Method: compute_probabilities(qubit_spec=None)

  • This method breaks down the problem:

    • Partitions the global qubit_spec into per-subcircuit qubit spec.

    • Builds a local subcircuit_packed_probs dictionary for all subcircuits, applying any merging implied by the per-subcircuit qubit spec.

    • Defines the total “work” as the Cartesian product across all input cut-edge Pauli choices: total_work = n_basis ** sum(self.in_degrees) with n_basis=4.

  • Parallel execution:

    • Rank 0 operates as a scheduler; workers (ranks > 0) receive chunks of initialization tuples and return partial probability vectors.

    • Scheduler (Rank 0):

      • Slices the iterator of work into balanced chunks.

      • Sends [active_qubits, subcircuit_packed_probs, work_chunk] to each worker with MPI_WORK_TAG.

      • Receives partial results with MPI_RESULT_TAG and accumulates them.

      • Sends MPI_DONE_TAG to each worker when no more chunks remain.

    • Worker (Rank > 0):

      • Receives a message; if MPI_DONE_TAG, breaks; otherwise, calls _compute_probabilities(...) on the chunk and replies with the partial result.

_compute_probabilities

Method: _compute_probabilities(active_qubits, subcircuit_packed_probs, initializations_list, ...)

  • This is the core GPU-aware computational kernel.

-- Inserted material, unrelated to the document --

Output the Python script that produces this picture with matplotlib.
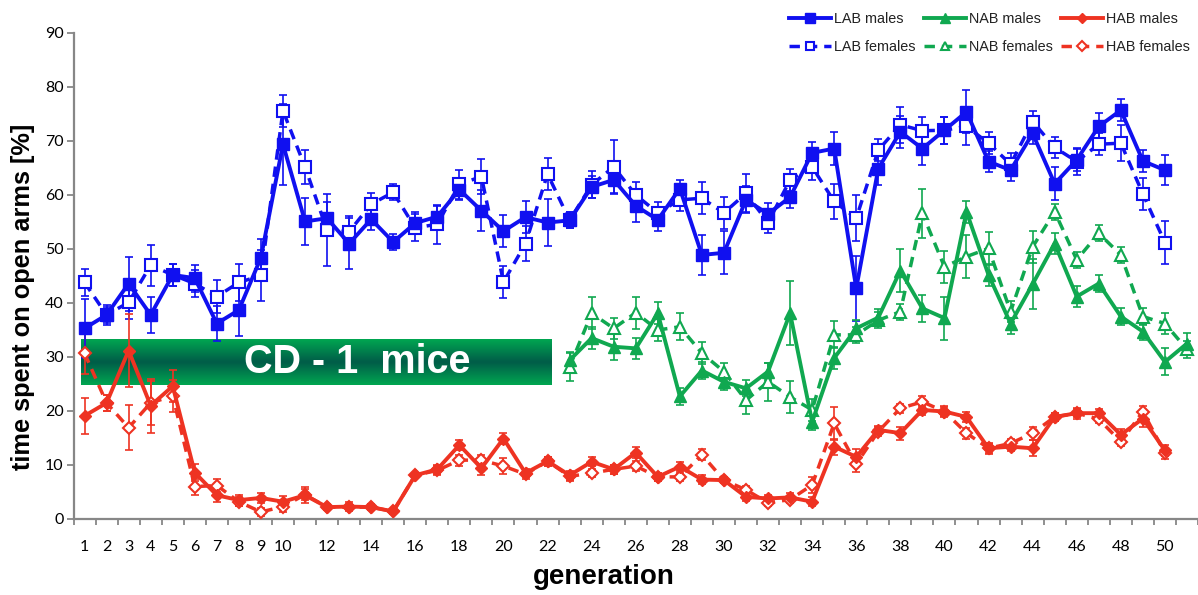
import numpy as np
import matplotlib
matplotlib.use("Agg")
import matplotlib.pyplot as plt
from matplotlib.colors import LinearSegmentedColormap

# ---------------- data ----------------
gen_lh = list(range(1, 51))
gen_nab = list(range(23, 52))

lab_m = [35.3, 37.8, 43.6, 37.8, 45.2, 44.6, 36.2, 38.7, 48.4, 69.4,
         55.1, 55.7, 51.0, 55.5, 51.3, 54.8, 56.0, 61.0, 57.1, 53.3,
         55.9, 54.9, 55.3, 61.5, 62.8, 58.0, 55.4, 61.2, 48.9, 49.3,
         59.1, 56.5, 59.6, 67.8, 68.6, 42.7, 64.9, 71.7, 68.6, 72.0,
         75.4, 66.2, 64.6, 71.4, 62.1, 66.5, 72.7, 75.7, 66.3, 64.6]
lab_m_err = [5.5, 1.8, 5.0, 3.4, 2.0, 2.5, 3.2, 4.8, 3.5, 7.5,
             4.3, 3.0, 4.7, 2.0, 1.5, 2.0, 2.0, 2.0, 3.8, 3.0,
             3.0, 4.3, 1.5, 2.0, 2.5, 3.0, 2.0, 1.5, 3.7, 4.0,
             2.5, 2.0, 2.0, 2.0, 3.0, 6.0, 3.0, 3.0, 3.0, 2.5,
             4.0, 2.0, 2.0, 2.0, 3.0, 2.0, 2.5, 2.0, 2.0, 2.8]

lab_f = [43.8, 37.8, 40.1, 47.0, 45.2, 43.6, 41.2, 43.8, 45.1, 75.6,
         65.2, 53.5, 53.2, 58.3, 60.5, 53.9, 54.6, 62.0, 63.4, 43.9,
         51.0, 63.9, 55.3, 61.9, 65.2, 60.0, 56.7, 59.1, 59.4, 56.7,
         60.3, 54.9, 62.8, 65.2, 58.8, 55.7, 68.3, 73.0, 71.9, 72.0,
         72.7, 69.6, 65.7, 73.6, 68.8, 66.2, 69.4, 69.6, 60.2, 51.2]
lab_f_err = [2.5, 1.5, 3.0, 3.8, 2.0, 2.5, 3.0, 3.5, 4.8, 3.0,
             3.2, 6.6, 3.0, 2.0, 1.5, 2.5, 3.6, 2.7, 3.3, 3.0,
             3.3, 3.0, 1.5, 2.5, 5.0, 2.5, 2.0, 2.0, 3.0, 3.0,
             3.5, 2.0, 2.0, 2.5, 3.2, 4.3, 2.0, 3.3, 2.5, 2.5,
             3.5, 2.0, 2.0, 2.0, 2.0, 2.5, 2.0, 3.3, 3.0, 4.0]

nab_m = [29.4, 33.5, 31.9, 31.6, 38.1, 22.7, 27.5, 25.4, 24.2, 27.3,
         38.1, 18.0, 29.8, 35.3, 37.3, 46.0, 39.0, 37.2, 56.9, 45.2,
         36.2, 43.5, 51.0, 41.2, 43.6, 37.5, 34.7, 29.1, 32.5]
nab_m_err = [1.5, 2.0, 2.5, 2.0, 2.0, 1.5, 1.5, 1.5, 1.5, 1.5,
             5.9, 1.5, 2.0, 1.5, 1.5, 4.0, 2.5, 4.0, 2.0, 2.0,
             2.0, 4.6, 2.0, 2.0, 1.5, 1.5, 1.5, 2.5, 2.0]

nab_f = [28.2, 38.1, 35.3, 38.2, 35.0, 35.6, 30.7, 27.3, 22.0, 25.4,
         22.6, 20.2, 34.1, 34.1, 36.8, 38.4, 56.6, 46.7, 48.6, 50.1,
         38.4, 50.4, 56.9, 48.0, 52.9, 48.9, 37.5, 36.2, 31.4]
nab_f_err = [2.6, 3.0, 2.0, 3.0, 2.0, 2.5, 2.0, 1.5, 2.5, 3.5,
             3.0, 2.0, 2.5, 1.5, 1.5, 1.5, 4.5, 3.0, 4.0, 3.0,
             2.0, 3.0, 1.5, 1.5, 1.5, 1.5, 1.5, 2.0, 1.5]

hab_m = [19.1, 21.5, 31.2, 21.0, 24.6, 8.6, 4.4, 3.5, 3.9, 3.2,
         4.4, 2.2, 2.3, 2.2, 1.4, 8.1, 9.2, 13.7, 9.4, 14.9,
         8.5, 10.7, 8.1, 10.6, 9.2, 12.3, 7.8, 9.7, 7.3, 7.2,
         4.1, 3.8, 4.0, 3.2, 13.4, 11.5, 16.5, 15.9, 20.2, 19.9,
         18.9, 13.1, 13.4, 13.1, 18.9, 19.6, 19.6, 15.6, 18.6, 12.7]
hab_m_err = [3.3, 1.5, 6.7, 5.0, 3.0, 1.5, 1.2, 1.0, 1.0, 1.0,
             1.5, 0.5, 0.8, 0.5, 0.5, 0.5, 0.8, 1.0, 1.2, 1.0,
             0.8, 0.8, 0.8, 0.8, 0.8, 1.0, 0.8, 0.8, 0.8, 0.6,
             0.8, 0.6, 0.8, 0.8, 1.5, 1.5, 0.8, 1.2, 1.0, 1.0,
             1.0, 1.0, 0.8, 1.5, 0.8, 1.0, 0.8, 1.0, 1.5, 1.0]

hab_f = [30.7, 21.5, 16.9, 21.5, 22.8, 6.0, 6.2, 3.2, 1.3, 2.3,
         4.5, 2.2, 2.2, 2.2, 1.4, 8.1, 9.0, 10.9, 10.9, 9.8,
         8.3, 10.7, 7.9, 8.5, 9.2, 9.8, 7.8, 7.8, 11.9, 7.2,
         5.4, 3.0, 3.6, 6.3, 17.7, 10.2, 16.2, 20.5, 21.7, 19.9,
         15.9, 13.1, 14.0, 15.9, 18.9, 19.6, 18.5, 14.3, 19.9, 12.2]
hab_f_err = [3.8, 1.5, 4.2, 4.0, 3.0, 1.5, 1.2, 0.8, 0.8, 1.0,
             1.0, 0.5, 0.5, 0.5, 0.5, 0.5, 0.8, 1.0, 1.0, 1.5,
             0.8, 0.8, 0.8, 0.8, 0.8, 1.0, 0.8, 0.8, 1.0, 0.6,
             0.8, 0.6, 0.6, 1.5, 3.0, 1.5, 0.8, 0.8, 1.0, 0.8,
             1.0, 0.8, 0.8, 1.2, 0.8, 0.8, 0.8, 0.8, 1.0, 1.0]

x_tick_labels = [1, 2, 3, 4, 5, 6, 7, 8, 9, 10] + list(range(12, 51, 2))
y_ticks = list(range(0, 91, 10))

# ---------------- style ----------------
BLUE = '#1010F0'
GREEN = '#10A850'
RED = '#EE3322'
GRAY = '#878787'

fig = plt.figure(figsize=(11.98, 5.95), dpi=100)
ax = fig.add_axes([73.5 / 1198, 76 / 595, (1198 - 73.5) / 1198, 486 / 595])

DASH = (0, (3.0, 2.0))

def series(x, y, e, color, marker, filled, dashed, ms, label):
    ax.errorbar(x, y, yerr=e, fmt='none', ecolor=color, elinewidth=1.2,
                capsize=3.2, capthick=1.2, zorder=3)
    ln, = ax.plot(x, y, color=color, lw=2.8 if not dashed else 2.5,
                  linestyle=DASH if dashed else '-',
                  marker=marker, markersize=ms,
                  markerfacecolor=color if filled else 'white',
                  markeredgecolor=color, markeredgewidth=1.5 if not filled else 1.0,
                  label=label, zorder=4)
    return ln

h_lab_f = series(gen_lh, lab_f, lab_f_err, BLUE, 's', False, True, 8.5, 'LAB females')
h_nab_f = series(gen_nab, nab_f, nab_f_err, GREEN, '^', False, True, 8.5, 'NAB females')
h_hab_f = series(gen_lh, hab_f, hab_f_err, RED, 'D', False, True, 6.3, 'HAB females')
h_lab_m = series(gen_lh, lab_m, lab_m_err, BLUE, 's', True, False, 9.0, 'LAB males')
h_nab_m = series(gen_nab, nab_m, nab_m_err, GREEN, '^', True, False, 9.0, 'NAB males')
h_hab_m = series(gen_lh, hab_m, hab_m_err, RED, 'D', True, False, 6.3, 'HAB males')

# ---------------- CD-1 box ----------------
cmap = LinearSegmentedColormap.from_list('g', ['#00A651', '#005C48', '#00A651'])
grad = np.linspace(0, 1, 100).reshape(-1, 1)
ax.imshow(grad, cmap=cmap, extent=(0.84, 22.17, 24.9, 33.3), aspect='auto',
          zorder=1, interpolation='bicubic')
ax.text(13.36, 29.15, 'CD - 1  mice', color='white', fontsize=28.5, fontweight='bold',
        family='Liberation Sans', ha='center', va='center', zorder=2)

# ---------------- axes ----------------
ax.set_xlim(0.5, 51.45)
ax.set_ylim(0, 90)

ax.set_xticks(x_tick_labels)
ax.set_xticklabels([str(v) for v in x_tick_labels], family='Lato', fontsize=11.5)
ax.set_xticks(np.arange(0.5, 52, 1), minor=True)
ax.tick_params(axis='x', which='major', length=0, pad=15)
ax.tick_params(axis='x', which='minor', length=4, width=1.3, color=GRAY, direction='out')

ax.set_yticks(y_ticks)
ax.set_yticklabels([str(v) for v in y_ticks], family='Lato', fontsize=11.5)
ax.tick_params(axis='y', which='major', length=5, width=1.3, color=GRAY, pad=2)

for s in ['top', 'right']:
    ax.spines[s].set_visible(False)
for s in ['left', 'bottom']:
    ax.spines[s].set_color(GRAY)
    ax.spines[s].set_linewidth(1.6)

ax.set_xlabel('generation', fontsize=20, fontweight='bold', family='Liberation Sans')
ax.xaxis.label.set_va('center')
ax.xaxis.set_label_coords((604 - 73.5) / 1124.5, (519 - 577) / 486)
ax.set_ylabel('time spent on open arms [%]', fontsize=18.3, fontweight='bold',
              family='Liberation Sans')
ax.yaxis.label.set_va('center')
ax.yaxis.label.set_ha('center')
ax.yaxis.set_label_coords((23 - 73.5) / 1124.5, (519 - 297) / 486)

handles = [h_lab_m, h_lab_f, h_nab_m, h_nab_f, h_hab_m, h_hab_f]
leg = fig.legend(handles=handles, labels=[h.get_label() for h in handles],
                 ncol=3, loc='upper left', bbox_to_anchor=(789 / 1198, 1 - 12 / 595),
                 frameon=False, prop={'family': 'Liberation Sans', 'size': 10.4},
                 handlelength=2.9, handletextpad=0.2, columnspacing=0.6,
                 labelspacing=1.0, borderaxespad=0, borderpad=0, markerscale=0.75)
for t in leg.get_texts():
    t.set_color('#222222')

fig.savefig('out.png', dpi=100)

  • This step computes the partial probability vector for a given list of initialization tuples.

  • For each initialization tuple, it constructs the per-subcircuit index (init_slice, meas_slice, Ellipsis) to pull the probability vector from subcircuit_packed_probs.

  • Finally, it combines subcircuits left-to-right using vector_kron (a Python wrapper over a CUDA kernel) to form a single 2^active_qubits vector.

At the end:

  • Rank 0 divides by 2**self.num_cuts (normalization of the stitched distribution), broadcasts to all ranks, and returns the vector.

Why this design

  • A single call to compute_probabilities can be very expensive; distributing embarrassingly parallel initialization work scales linearly across ranks.

  • Since each rank calls a CUDA kernel, this step can utilize multiple GPUs across nodes.

7) Plotting and verifying probabilities

Method: get_probabilities(full_states=None, quasi=False)

  • If full_states is None, creates all integers [0, ..., 2^n - 1].

  • Computes the reconstruction bit permutation:

    • perm = self.reconstruction_flat_qubit_order()

      • Internally:

        • Builds a flat list (by greedy subcircuit order) of original qubit indices that the downstream reconstruction yields.

        • Converts it into a permutation vector so we can permute bits correctly. The permuted indices are stored as permuted_indices.

  • Calls self.dynamic_definition.probabilities(full_states=permuted_indices) to sum all bins into requested output indices; optionally converts quasi to real probabilities.

Method: verify(probabilities, backend="statevector_simulator", atol=1e-10, raise_error=True)

  • Computes ground truth via evaluate_circ(self.circuit, backend) and returns a normalized MSE error. Raises an Exception (optional) if error is above tolerance.

Method: plot(plot_ground_truth=False, full_states=None, output_file=None)

  • Plots reconstructed probabilities, optionally overlaying ground truth.

Note

Verifying probabilities is only possible for small circuits where the full statevector can be simulated. Plotting is possible for larger circuits, as long as full_states is judiciously selected and not too large.